As Murray County Sheriff’s Office deputies escorted convicted child molester Diego Martin Pena of White, Ga. into Murray County Superior Court last week, a sense of anticipation hung in the air. Legal wags predicted a harsh punishment for the man who abused and impregnated a local child.
That’s what happened. Yet it could have been much worse, had Murray County Chief Superior Court Judge William T. Boyett not shown mercy.
Judge Boyett sentenced Pena to 25 years in prison without the possibility of parole followed by life on probation for aggravated child molestation, with concurrent 15-year sentences on the child molestation and statutory rape charges on which he was convicted in October.
Pena was eligible to be sentenced to life in prison on the aggravated child molestation charge plus up to 20 years on each of the child molestation and statutory rape charges.
The investigation and presentation of evidence - led by Murray County Sheriff Office Detective Brett Morrison and Murray County Assistant District Attorney Ben Kennemer - began in 2012 and detailed abuse that occurred as early as 2008 when the victim was just 11 years old.
"We are appreciative of Detective Morrison and the Murray County Sheriff's Office for following up on new leads even though it had been a closed case and the victim was no longer living in the State of Georgia,” said Conasauga Judicial Circuit District Attorney Bert Poston. “Without that extra effort, Mr. Pena would not have faced justice for his actions.”

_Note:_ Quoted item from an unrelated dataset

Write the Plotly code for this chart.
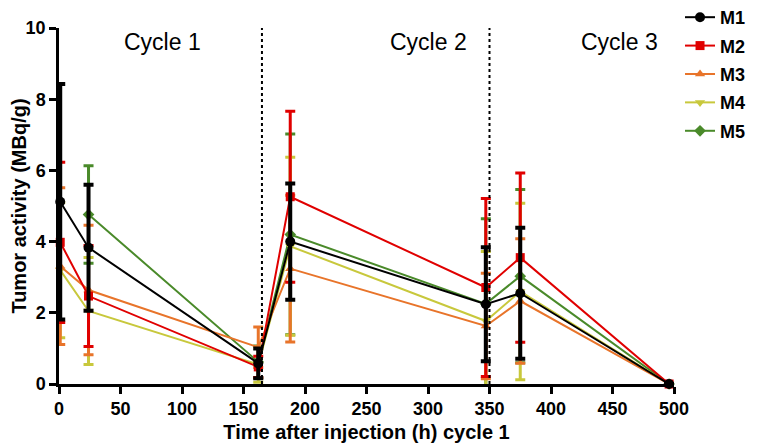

Murray County Sheriff’s Office Chief Deputy Jimmy Davenport also commended the efforts of Assistant D.A. Kennemer and Detective Morrison.
“It would have been very easy to let this case remain cold,” said Davenport. “Detective Morrison did more than was expected of him, and it shows the dedication of both the MCSO and the District Attorney’s Office Murray County in serving our citizens and pursuing justice to the very end.”
In 2012, reports from Murray County Schools officials prompted investigators to interview the victim, who was pregnant at the time. It was believed at the time that a classmate of similar age was the father.
According to Davenport, MCSO investigators were later contacted by the victim’s father and discovered that Pena was paying child support payments to the victim. Detective Morrison flew immediately to Oregon where the victim was then living and re-interviewed her, where she admitted that inappropriate contact had occurred.
Paternity testing in 2014 revealed that Pena was actually the father of the child, which prompted the MCSO to officially re-open its investigation. DNA was secured from Pena, the victim and the child which was submitted to the Georgia State Crime Lab in 2015. Testing proved that Pena was the father of a child born to the victim in 2012 or 2013 and an indictment was then sought.
The trial before a Murray County jury lasted several days and ended in late October. Pena was found guilty after hearing from a total of three witnesses for the state, including the victim and a DNA expert from the Georgia State Crime Lab.
During the trial, defense attorney Tom West was quoted in local news reports as saying that “if there was any sexual contact, it was while [Pena] was in a coma. “His mother-in-law testified she was sleeping on the sofa and looked down and seen the girl had climbed on top of Pena and was having sex with him,” West was quoted as saying. “She tried to wake him up and he could not be ... . It turned out that was nine months before the birth of the child.”
Following sentencing, Pena was remanded back into the custody of the Murray County Sheriff’s Department and will now be integrated into the Georgia state prison system.